— Start —

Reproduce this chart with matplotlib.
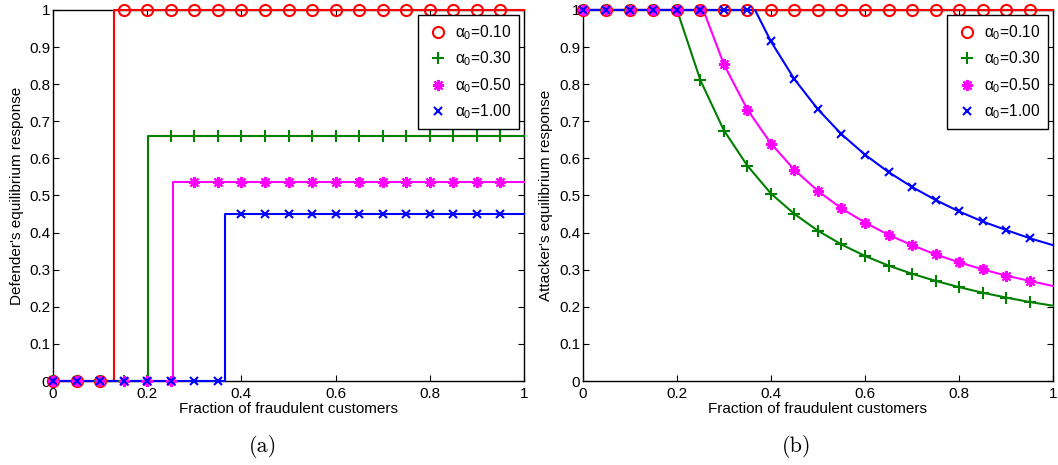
import numpy as np
import matplotlib
matplotlib.use("Agg")
import matplotlib.pyplot as plt

plt.rcParams["font.family"] = ["Liberation Sans", "DejaVu Sans"]
plt.rcParams["mathtext.fontset"] = "custom"
plt.rcParams["mathtext.rm"] = "Liberation Sans"
plt.rcParams["mathtext.it"] = "Liberation Sans"
plt.rcParams["mathtext.bf"] = "Liberation Sans:bold"

# ── data ─────────────────────────────────────────
alphas = ["0.10", "0.30", "0.50", "1.00"]
colors = ["#ff0000", "#008000", "#ff00ff", "#0000ff"]
markers = ["o", "+", (8, 2, 0), "x"]
msizes = [8, 8.5, 8, 6]

mk_x = [0, 0.05, 0.1, 0.15, 0.2, 0.25, 0.3, 0.35, 0.4, 0.45,
        0.5, 0.55, 0.6, 0.65, 0.7, 0.75, 0.8, 0.85, 0.9, 0.95]

# (a) defender: jump position and level after the jump
def_jump = [0.13, 0.201, 0.255, 0.366]
def_level = [1.0, 0.66, 0.535, 0.45]
def_mk_y = [
    [0, 0, 0] + [1.0] * 17,
    [0, 0, 0, 0, 0] + [0.66] * 15,
    [0, 0, 0, 0, 0, 0] + [0.535] * 14,
    [0, 0, 0, 0, 0, 0, 0, 0] + [0.45] * 12,
]

# (b) attacker: values at marker positions, kink where it leaves 1, value at x=1
att_mk_y = [
    [1.0] * 20,
    [1, 1, 1, 1, 1, 0.81, 0.675, 0.58, 0.505, 0.45,
     0.405, 0.368, 0.337, 0.311, 0.289, 0.27, 0.253, 0.238, 0.225, 0.213],
    [1, 1, 1, 1, 1, 1, 0.853, 0.731, 0.64, 0.569,
     0.512, 0.465, 0.427, 0.394, 0.366, 0.341, 0.32, 0.301, 0.284, 0.27],
    [1, 1, 1, 1, 1, 1, 1, 1, 0.915, 0.813,
     0.732, 0.665, 0.61, 0.563, 0.523, 0.488, 0.457, 0.43, 0.407, 0.385],
]
att_kink = [None, 0.2, 0.256, 0.366]
att_end = [1.0, 0.203, 0.256, 0.366]

xticks = [0, 0.2, 0.4, 0.6, 0.8, 1]
yticks = [0, 0.1, 0.2, 0.3, 0.4, 0.5, 0.6, 0.7, 0.8, 0.9, 1]


def fmt(v):
    return "0" if v == 0 else ("1" if v == 1 else f"{v:g}")


def style_axes(ax, ylabel):
    ax.set_xlim(0, 1)
    ax.set_ylim(0, 1)
    ax.set_xticks(xticks)
    ax.set_xticklabels([fmt(v) for v in xticks])
    ax.set_yticks(yticks)
    ax.set_yticklabels([fmt(v) for v in yticks])
    ax.tick_params(direction="in", top=True, right=True, length=4,
                   width=0.8, labelsize=11, pad=2)
    ax.tick_params(axis="x", pad=4)
    for sp in ax.spines.values():
        sp.set_linewidth(1.0)
    ax.set_xlabel("Fraction of fraudulent customers", fontsize=11, labelpad=1)
    ax.set_ylabel(ylabel, fontsize=11, labelpad=4)
    leg = ax.legend(loc="upper right", fontsize=11.2, numpoints=1,
                    fancybox=False, framealpha=1, edgecolor="black",
                    borderaxespad=0.35, labelspacing=0.5, handletextpad=0.35,
                    handlelength=1.5, borderpad=0.5)
    leg.get_frame().set_linewidth(1.0)


fig = plt.figure(figsize=(10.58, 4.65), dpi=100)
ax1 = fig.add_axes([0.0501, 0.1806, 0.4452, 0.798])
ax2 = fig.add_axes([0.5510, 0.1806, 0.4443, 0.798])

# ── (a) defender ──
for i in range(4):
    s, lv = def_jump[i], def_level[i]
    ax1.plot([0, s, s, 1], [0, 0, lv, lv], color=colors[i], lw=1.5,
             clip_on=False, zorder=3)
    ax1.plot(mk_x, def_mk_y[i], ls="none", marker=markers[i], ms=msizes[i],
             mec=colors[i], mfc="none", mew=1.5, color=colors[i],
             label=r"$\alpha_0$=" + alphas[i], clip_on=False, zorder=4)
style_axes(ax1, "Defender's equilibrium response")

# ── (b) attacker ──
for i in range(4):
    lx, ly = [], []
    for x, y in zip(mk_x, att_mk_y[i]):
        if att_kink[i] is not None and x > att_kink[i] and (not lx or lx[-1] < att_kink[i]):
            lx.append(att_kink[i])
            ly.append(1.0)
        lx.append(x)
        ly.append(y)
    lx.append(1.0)
    ly.append(att_end[i])
    ax2.plot(lx, ly, color=colors[i], lw=1.5, clip_on=False, zorder=3)
    ax2.plot(mk_x, att_mk_y[i], ls="none", marker=markers[i], ms=msizes[i],
             mec=colors[i], mfc="none", mew=1.5, color=colors[i],
             label=r"$\alpha_0$=" + alphas[i], clip_on=False, zorder=4)
style_axes(ax2, "Attacker's equilibrium response")

fig.text(263 / 1058, 1 - 446 / 465, "(a)", family="cmr10", fontsize=16,
         ha="center", va="center")
fig.text(797 / 1058, 1 - 446 / 465, "(b)", family="cmr10", fontsize=16,
         ha="center", va="center")

fig.savefig("out.png", dpi=100)
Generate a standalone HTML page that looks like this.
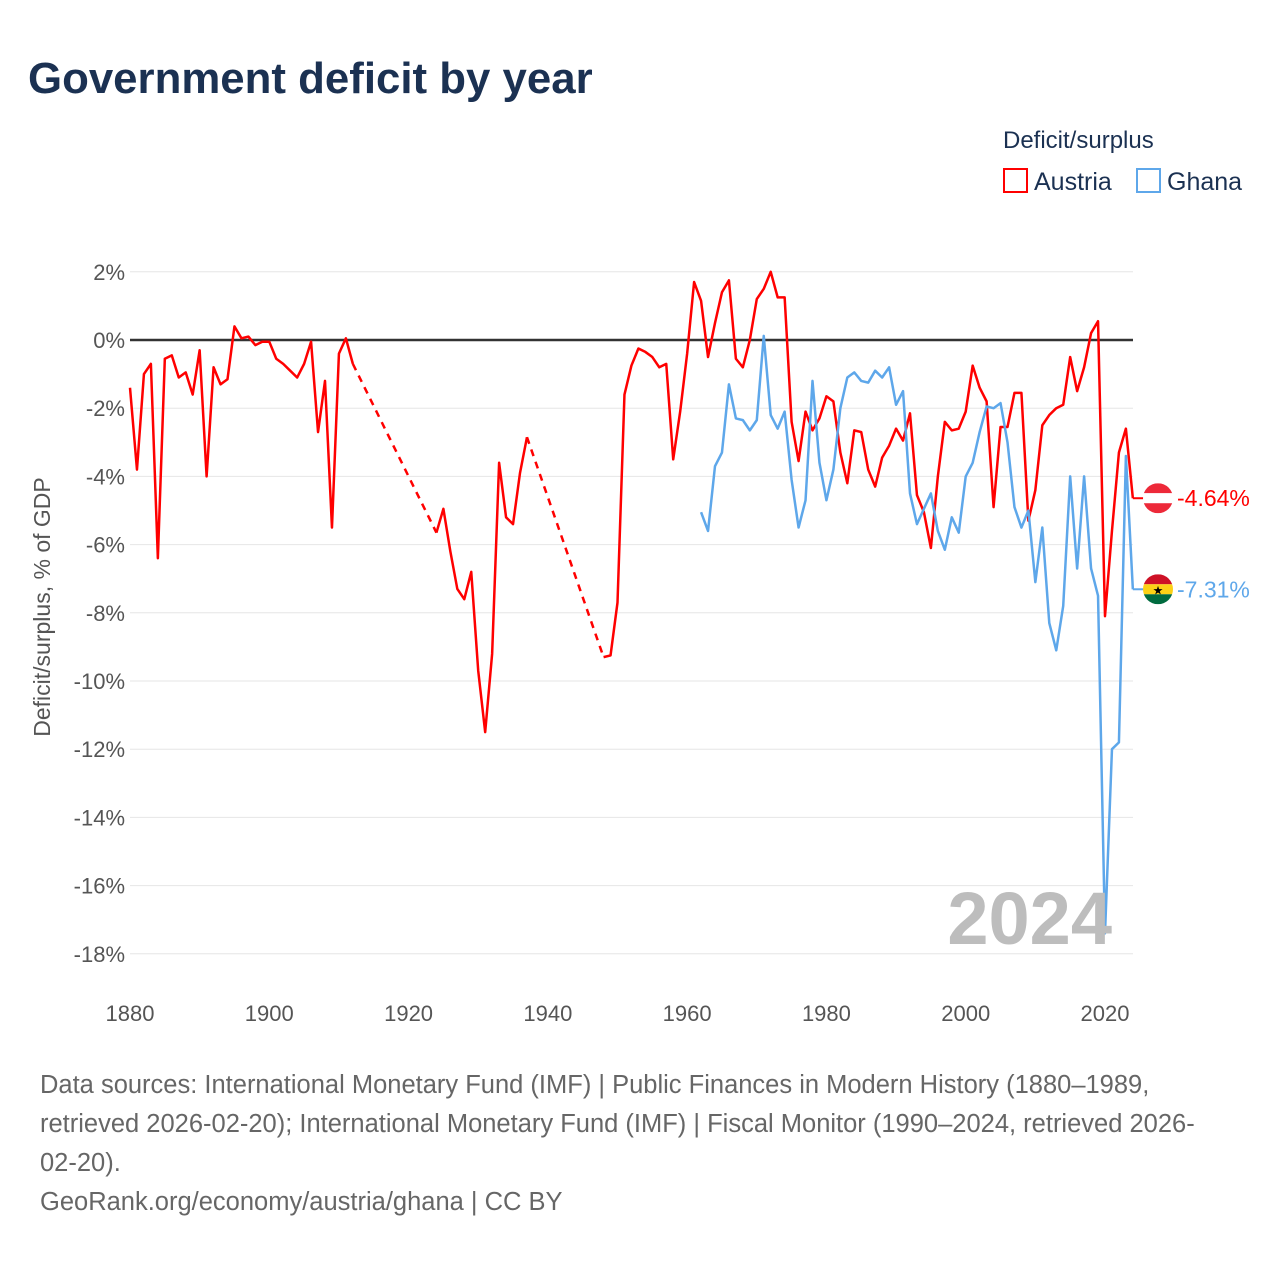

— End —

* **CHALLENGE**
Retype all of the entries exactly as written, leaving out any images.

* **RIGHT ANSWER**
Reproduce this chart with matplotlib.
import numpy as np
import matplotlib
matplotlib.use("Agg")
import matplotlib.pyplot as plt

plt.rcParams["font.family"] = ["Liberation Sans", "DejaVu Sans"]
plt.rcParams["mathtext.fontset"] = "custom"
plt.rcParams["mathtext.rm"] = "Liberation Sans"
plt.rcParams["mathtext.it"] = "Liberation Sans"
plt.rcParams["mathtext.bf"] = "Liberation Sans:bold"

# ── data ─────────────────────────────────────────
alphas = ["0.10", "0.30", "0.50", "1.00"]
colors = ["#ff0000", "#008000", "#ff00ff", "#0000ff"]
markers = ["o", "+", (8, 2, 0), "x"]
msizes = [8, 8.5, 8, 6]

mk_x = [0, 0.05, 0.1, 0.15, 0.2, 0.25, 0.3, 0.35, 0.4, 0.45,
        0.5, 0.55, 0.6, 0.65, 0.7, 0.75, 0.8, 0.85, 0.9, 0.95]

# (a) defender: jump position and level after the jump
def_jump = [0.13, 0.201, 0.255, 0.366]
def_level = [1.0, 0.66, 0.535, 0.45]
def_mk_y = [
    [0, 0, 0] + [1.0] * 17,
    [0, 0, 0, 0, 0] + [0.66] * 15,
    [0, 0, 0, 0, 0, 0] + [0.535] * 14,
    [0, 0, 0, 0, 0, 0, 0, 0] + [0.45] * 12,
]

# (b) attacker: values at marker positions, kink where it leaves 1, value at x=1
att_mk_y = [
    [1.0] * 20,
    [1, 1, 1, 1, 1, 0.81, 0.675, 0.58, 0.505, 0.45,
     0.405, 0.368, 0.337, 0.311, 0.289, 0.27, 0.253, 0.238, 0.225, 0.213],
    [1, 1, 1, 1, 1, 1, 0.853, 0.731, 0.64, 0.569,
     0.512, 0.465, 0.427, 0.394, 0.366, 0.341, 0.32, 0.301, 0.284, 0.27],
    [1, 1, 1, 1, 1, 1, 1, 1, 0.915, 0.813,
     0.732, 0.665, 0.61, 0.563, 0.523, 0.488, 0.457, 0.43, 0.407, 0.385],
]
att_kink = [None, 0.2, 0.256, 0.366]
att_end = [1.0, 0.203, 0.256, 0.366]

xticks = [0, 0.2, 0.4, 0.6, 0.8, 1]
yticks = [0, 0.1, 0.2, 0.3, 0.4, 0.5, 0.6, 0.7, 0.8, 0.9, 1]


def fmt(v):
    return "0" if v == 0 else ("1" if v == 1 else f"{v:g}")


def style_axes(ax, ylabel):
    ax.set_xlim(0, 1)
    ax.set_ylim(0, 1)
    ax.set_xticks(xticks)
    ax.set_xticklabels([fmt(v) for v in xticks])
    ax.set_yticks(yticks)
    ax.set_yticklabels([fmt(v) for v in yticks])
    ax.tick_params(direction="in", top=True, right=True, length=4,
                   width=0.8, labelsize=11, pad=2)
    ax.tick_params(axis="x", pad=4)
    for sp in ax.spines.values():
        sp.set_linewidth(1.0)
    ax.set_xlabel("Fraction of fraudulent customers", fontsize=11, labelpad=1)
    ax.set_ylabel(ylabel, fontsize=11, labelpad=4)
    leg = ax.legend(loc="upper right", fontsize=11.2, numpoints=1,
                    fancybox=False, framealpha=1, edgecolor="black",
                    borderaxespad=0.35, labelspacing=0.5, handletextpad=0.35,
                    handlelength=1.5, borderpad=0.5)
    leg.get_frame().set_linewidth(1.0)


fig = plt.figure(figsize=(10.58, 4.65), dpi=100)
ax1 = fig.add_axes([0.0501, 0.1806, 0.4452, 0.798])
ax2 = fig.add_axes([0.5510, 0.1806, 0.4443, 0.798])

# ── (a) defender ──
for i in range(4):
    s, lv = def_jump[i], def_level[i]
    ax1.plot([0, s, s, 1], [0, 0, lv, lv], color=colors[i], lw=1.5,
             clip_on=False, zorder=3)
    ax1.plot(mk_x, def_mk_y[i], ls="none", marker=markers[i], ms=msizes[i],
             mec=colors[i], mfc="none", mew=1.5, color=colors[i],
             label=r"$\alpha_0$=" + alphas[i], clip_on=False, zorder=4)
style_axes(ax1, "Defender's equilibrium response")

# ── (b) attacker ──
for i in range(4):
    lx, ly = [], []
    for x, y in zip(mk_x, att_mk_y[i]):
        if att_kink[i] is not None and x > att_kink[i] and (not lx or lx[-1] < att_kink[i]):
            lx.append(att_kink[i])
            ly.append(1.0)
        lx.append(x)
        ly.append(y)
    lx.append(1.0)
    ly.append(att_end[i])
    ax2.plot(lx, ly, color=colors[i], lw=1.5, clip_on=False, zorder=3)
    ax2.plot(mk_x, att_mk_y[i], ls="none", marker=markers[i], ms=msizes[i],
             mec=colors[i], mfc="none", mew=1.5, color=colors[i],
             label=r"$\alpha_0$=" + alphas[i], clip_on=False, zorder=4)
style_axes(ax2, "Attacker's equilibrium response")

fig.text(263 / 1058, 1 - 446 / 465, "(a)", family="cmr10", fontsize=16,
         ha="center", va="center")
fig.text(797 / 1058, 1 - 446 / 465, "(b)", family="cmr10", fontsize=16,
         ha="center", va="center")

fig.savefig("out.png", dpi=100)
Generate a standalone HTML page that looks like this.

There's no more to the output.